■ **Exercise task**: Copy every line of the data that contains the string "with".
[Start of Supplied material]
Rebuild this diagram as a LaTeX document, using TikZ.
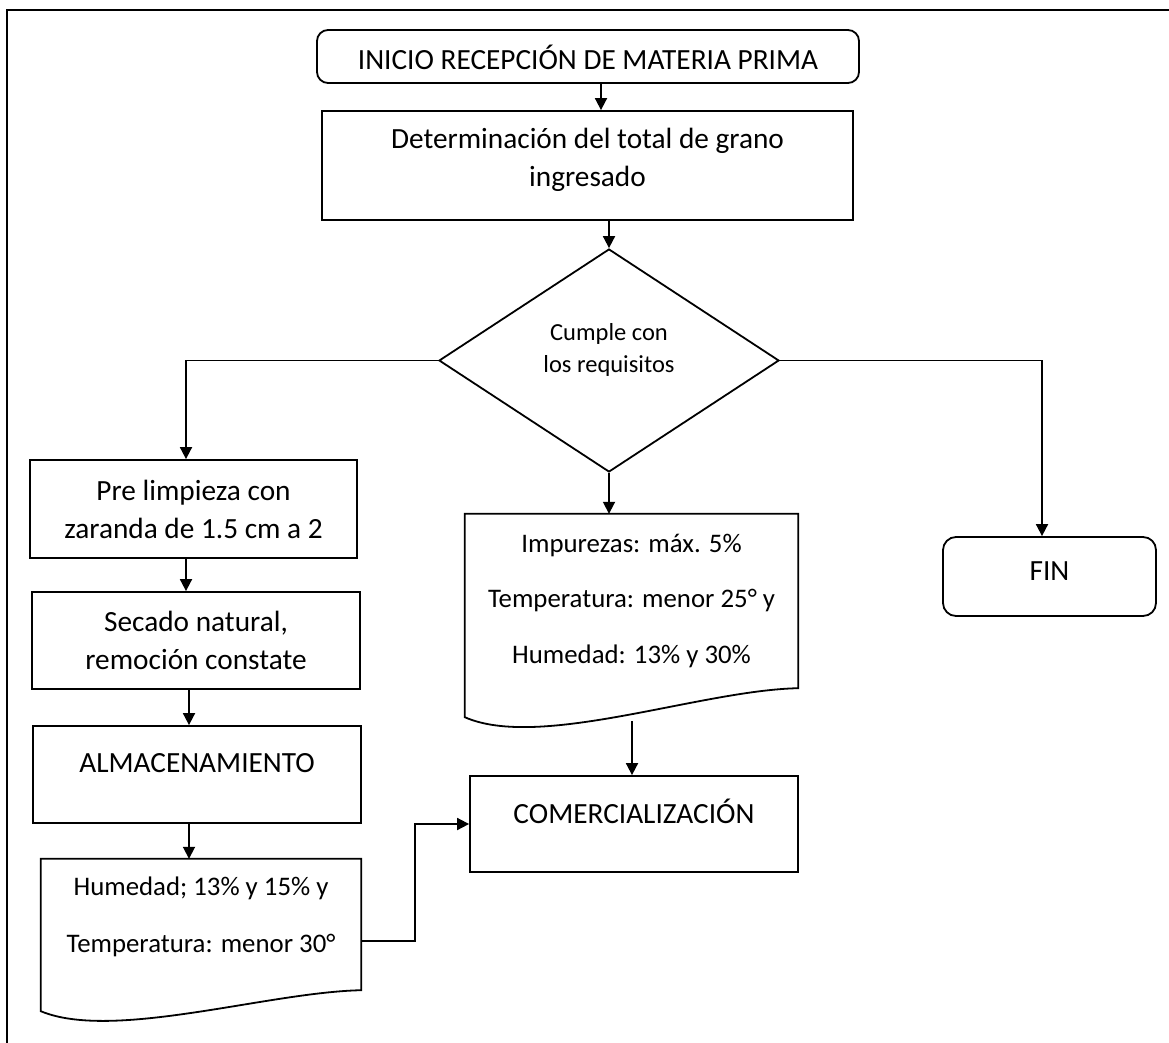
\documentclass[tikz,border=0pt]{standalone}
\usepackage{fontspec}
\setmainfont{Carlito}
\usetikzlibrary{arrows.meta,shapes.geometric,calc}
\begin{document}
\begin{tikzpicture}[x=1pt,y=-1pt,
  every node/.style={align=center, inner sep=0pt, font=\fontsize{29.3}{38}\selectfont},
  procbox/.style={draw, line width=1.8pt, rectangle},
  termbox/.style={draw, line width=1.8pt, rectangle, rounded corners=11pt},
  decision/.style={draw, line width=1.8pt, diamond, font=\fontsize{24.5}{32}\selectfont},
  docshape/.style={rectangle},
  outline/.style={line width=1.8pt, line join=miter},
  arr/.style={line width=1.8pt, -{Triangle[length=12pt,width=12pt]}},
]
\useasboundingbox (0,0) rectangle (1169,1043);

% page frame (top and left edges)
\draw[line width=2pt] (7,1043) -- (7,10) -- (1169,10);

% main column
\node[termbox, minimum width=542, minimum height=53, text height=27, text depth=0] (start) at (588,56.5)
  {INICIO RECEPCIÓN DE MATERIA PRIMA};
\node[procbox, minimum width=531, minimum height=109, text height=61, text depth=20] (det) at (587.5,165.5)
  {Determinación del total de grano\\ingresado};
\node[decision, minimum width=340, minimum height=223, text height=39, text depth=16] (dec) at (609,360.5)
  {Cumple con\\los requisitos};

% left branch
\node[procbox, minimum width=327, minimum height=96, text height=78, text depth=20] (pre) at (193.5,509)
  {Pre limpieza con\\zaranda de 1.5 cm a 2};
\node[procbox, minimum width=328, minimum height=97, text height=77, text depth=20] (sec) at (196,640.5)
  {Secado natural,\\remoción constate};
\node[procbox, minimum width=328, minimum height=97, text height=20, text depth=25] (alm) at (197,774.5)
  {ALMACENAMIENTO};
\node[docshape, font=\fontsize{26.8}{57}\selectfont, minimum width=320, minimum height=152, text height=60, text depth=26] (hum) at (201,935)
  {Humedad; 13\% y 15\% y\\Temperatura: menor 30°};

% centre branch
\node[docshape, font=\fontsize{26.8}{55.5}\selectfont, minimum width=333, minimum height=203, text height=135, text depth=40] (req) at (631.5,615.5)
  {Impurezas: máx. 5\%\\Temperatura: menor 25° y\\Humedad: 13\% y 30\%};
\node[procbox, minimum width=328, minimum height=96, text height=20, text depth=22] (com) at (634,824)
  {COMERCIALIZACIÓN};

% right branch
\node[termbox, rounded corners=13pt, minimum width=213, minimum height=79, text height=20, text depth=13] (fin) at (1049.5,576.5)
  {FIN};

% document outlines with wavy bottom edge
\draw[outline] (req.south west) -- (req.north west) -- (req.north east) -- ($(req.south east)+(0,-29)$)
  .. controls ($(req.south east)+(-98,-27)$) and ($(req.south west)+(75,33)$) .. (req.south west) -- cycle;
\draw[outline] (hum.south west) -- (hum.north west) -- (hum.north east) -- ($(hum.south east)+(0,-21)$)
  .. controls ($(hum.south east)+(-94,-19)$) and ($(hum.south west)+(72,30)$) .. (hum.south west) -- cycle;

% connectors
\draw[arr] (start.south -| 601,0) -- (det.north -| 601,0);
\draw[arr] (det.south -| dec.north) -- (dec.north);
\draw[arr] (dec.west) -| (pre.north -| 186,0);
\draw[arr] (dec.east) -| (fin.north -| 1042,0);
\draw[arr] (dec.south) -- (req.north -| dec.south);
\draw[arr] (pre.south -| 186,0) -- (sec.north -| 186,0);
\draw[arr] (sec.south -| 189,0) -- (alm.north -| 189,0);
\draw[arr] (alm.south -| 189,0) -- (hum.north -| 189,0);
\draw[arr] ($(req.south)+(0.5,4)$) -- (com.north -| 632,0);
\draw[arr] (hum.east |- 0,941) -| ($(hum.east |- 0,941)!0.5!(com.west)$) |- (com.west);
\end{tikzpicture}
\end{document}
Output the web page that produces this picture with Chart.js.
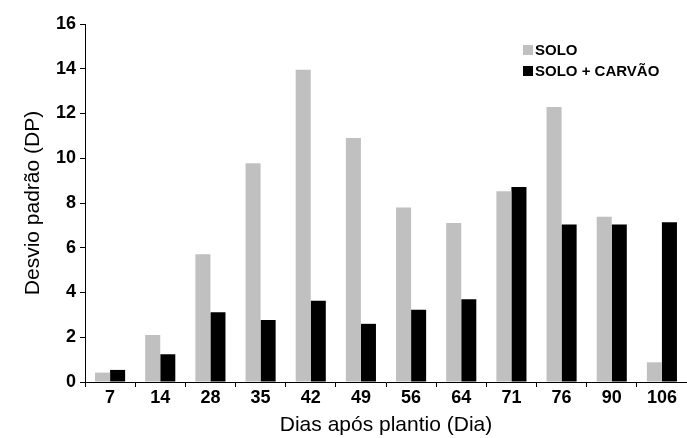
<!DOCTYPE html>
<html>
<head>
<meta charset="utf-8">
<script src="https://cdn.jsdelivr.net/npm/chart.js@4.4.0/dist/chart.umd.min.js"></script>
<style>
    html, body { margin: 0; padding: 0; background: #fff; }
    #wrap { width: 687px; height: 438px; }
</style>
</head>
<body>
<div id="wrap"><canvas id="dpChart"></canvas></div>
<script>
// Desvio padrão por dia após plantio
const dias = ['7', '14', '28', '35', '42', '49', '56', '64', '71', '76', '90', '106'];
const solo = [0.42, 2.1, 5.71, 9.78, 13.96, 10.9, 7.8, 7.11, 8.53, 12.29, 7.38, 0.88];
const soloCarvao = [0.54, 1.24, 3.12, 2.77, 3.63, 2.6, 3.23, 3.7, 8.72, 7.04, 7.04, 7.14];
const yTicks = [0, 2, 4, 6, 8, 10, 12, 14, 16];

const tickFont = { family: "'Liberation Sans', Arial, sans-serif", size: 18, weight: 'bold' };

// simple legend in the top right corner, drawn from the datasets
const cornerLegend = {
    id: 'cornerLegend',
    afterDraw(chart) {
        const ctx = chart.ctx;
        ctx.save();
        ctx.font = "bold 15px 'Liberation Sans', Arial, sans-serif";
        ctx.textBaseline = 'middle';
        chart.data.datasets.forEach((ds, i) => {
            const y = 50 + i * 21;
            ctx.fillStyle = ds.backgroundColor;
            ctx.fillRect(523, y - 5, 10, 10);
            ctx.fillStyle = '#000';
            ctx.fillText(ds.label, 535, y + 1);
        });
        ctx.restore();
    }
};

new Chart(document.getElementById('dpChart'), {
    type: 'bar',
    data: {
        labels: dias,
        datasets: [
            { label: 'SOLO', data: solo, backgroundColor: '#c0c0c0' },
            { label: 'SOLO + CARVÃO', data: soloCarvao, backgroundColor: '#000000' }
        ]
    },
    options: {
        responsive: true,
        maintainAspectRatio: false,
        animation: false,
        categoryPercentage: 0.6,
        barPercentage: 1.0,
        layout: { padding: { top: 24, right: 0, left: 0, bottom: 0 } },
        plugins: {
            legend: { display: false },
            tooltip: { enabled: false }
        },
        scales: {
            x: {
                grid: { drawOnChartArea: false, offset: true, tickLength: 5, color: '#000' },
                border: { color: '#000', width: 1 },
                ticks: { color: '#000', font: tickFont, padding: 0 },
                title: {
                    display: true,
                    text: 'Dias após plantio (Dia)',
                    color: '#000',
                    font: { family: "'Liberation Sans', Arial, sans-serif", size: 21 },
                    padding: { top: 6, bottom: 0 }
                },
                afterFit(scale) { scale.height = 56; }
            },
            y: {
                min: 0,
                max: 16,
                afterBuildTicks(scale) { scale.ticks = yTicks.map(v => ({ value: v })); },
                grid: { drawOnChartArea: false, tickLength: 5, color: '#000' },
                border: { color: '#000', width: 1 },
                ticks: { color: '#000', font: tickFont, padding: 4 },
                title: {
                    display: true,
                    text: 'Desvio padrão (DP)',
                    color: '#000',
                    font: { family: "'Liberation Sans', Arial, sans-serif", size: 21 },
                    padding: { top: 21, bottom: 0 }
                },
                afterFit(scale) { scale.width = 85; }
            }
        }
    },
    plugins: [cornerLegend]
});
</script>
</body>
</html>
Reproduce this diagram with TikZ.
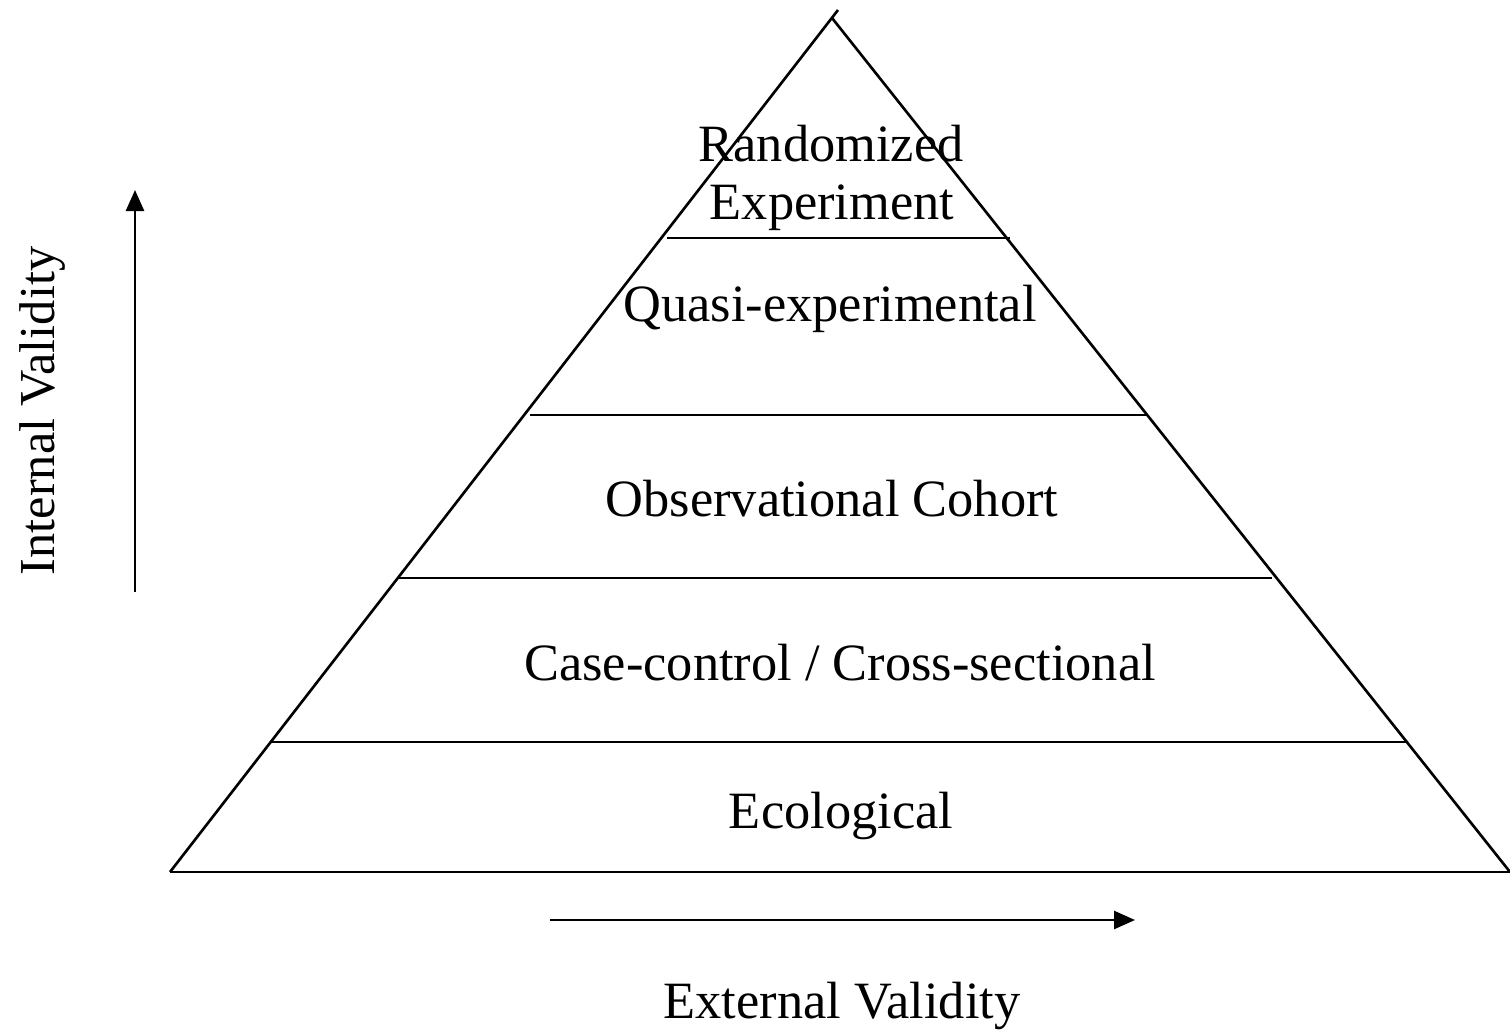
\documentclass[tikz,border=0pt]{standalone}
\usepackage{fontspec}
\setmainfont{Liberation Serif}
\usetikzlibrary{arrows.meta}
\begin{document}
\begin{tikzpicture}[x=0.01cm,y=-0.01cm,
  edge/.style={line width=0.75pt},
  axis/.style={line width=0.75pt,-{Triangle[length=0.21cm,width=0.18cm]}},
  lvl/.style={font=\fontsize{14.9}{17}\selectfont,inner sep=0pt,anchor=base},
  ax/.style={font=\fontsize{14.9}{17}\selectfont,inner sep=0pt},
  axv/.style={font=\fontsize{14.3}{16}\selectfont,inner sep=0pt,rotate=90}]
\useasboundingbox (0,0) rectangle (1510,1031);
% pyramid outline
\coordinate (apex) at (832,18);
\coordinate (bl) at (170,872);
\coordinate (br) at (1510,872);
\draw[edge] (bl) -- (838,10);
\draw[edge] (apex) -- (br);
\draw[edge] (bl) -- (br);
% tier dividers
\draw[edge] (667,238) -- (1010,238);
\draw[edge] (530,415) -- (1148,415);
\draw[edge] (398,578) -- (1272,578);
\draw[edge] (272,742) -- (1408,742);
% tier labels
\node[lvl] (t1a) at (831,162) {Randomized};
\node[lvl] (t1b) at (832,220) {Experiment};
\node[lvl] (t2) at (830,322) {Quasi-experimental};
\node[lvl] (t3) at (832,517) {Observational Cohort};
\node[lvl] (t4) at (840,680) {Case-control / Cross-sectional};
\node[lvl] (t5) at (841,828) {Ecological};
% validity axes
\coordinate (iv0) at (135,592);
\coordinate (iv1) at (135,190);
\draw[axis] (iv0) -- (iv1);
\node[axv] (ivl) at (42,411) {Internal Validity};
\coordinate (ev0) at (550,920);
\coordinate (ev1) at (1135,920);
\draw[axis] (ev0) -- (ev1);
\node[ax] (evl) at (842,1006) {External Validity};
\end{tikzpicture}
\end{document}
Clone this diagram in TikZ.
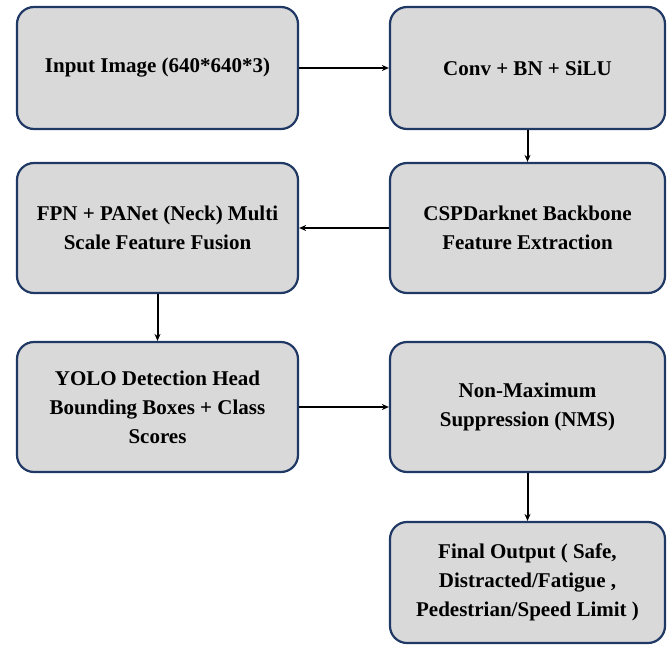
\documentclass[tikz,border=0pt]{standalone}
\usepackage{fontspec}
\setmainfont{Liberation Serif}
\usetikzlibrary{arrows.meta}
\definecolor{boxfill}{HTML}{D9D9D9}
\definecolor{boxline}{HTML}{1F3864}
\begin{document}
\begin{tikzpicture}[x=1pt,y=-1pt,
  stagebox/.style={draw=boxline, fill=boxfill, line width=2.2pt, rounded corners=17pt,
    align=center, inner sep=0pt, font=\rmfamily\bfseries\fontsize{21}{29}\selectfont},
  flow/.style={draw=black, line width=2pt, -{Stealth[length=7pt,width=6pt]}}]
\useasboundingbox (0,0) rectangle (667,648);
\node[stagebox, minimum width=281pt, minimum height=122pt] (inp) at (157.5,68) {Input Image (640*640*3)};
\node[stagebox, minimum width=275pt, minimum height=122pt] (conv) at (527.5,68) {Conv + BN + SiLU};
\node[stagebox, minimum width=275pt, minimum height=130pt] (csp) at (527.5,228) {CSPDarknet Backbone\\Feature Extraction};
\node[stagebox, minimum width=281pt, minimum height=130pt] (fpn) at (157.5,228) {FPN + PANet (Neck) Multi\\Scale Feature Fusion};
\node[stagebox, minimum width=281pt, minimum height=130pt] (yolo) at (157.5,407) {YOLO Detection Head\\Bounding Boxes + Class\\Scores};
\node[stagebox, minimum width=275pt, minimum height=130pt] (nms) at (527.5,407) {Non-Maximum\\Suppression (NMS)};
\node[stagebox, minimum width=275pt, minimum height=121pt] (out) at (527.5,582.5) {Final Output ( Safe,\\Distracted/Fatigue ,\\Pedestrian/Speed Limit )};
\draw[flow] (inp) -- (conv);
\draw[flow] (conv) -- (csp);
\draw[flow] (csp) -- (fpn);
\draw[flow] (fpn) -- (yolo);
\draw[flow] (yolo) -- (nms);
\draw[flow] (nms) -- (out);
\end{tikzpicture}
\end{document}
[End of Supplied material]
■ **Complete output**:
% document outlines with wavy bottom edge
Output the web page that produces this picture with Chart.js.
Reproduce this diagram with TikZ.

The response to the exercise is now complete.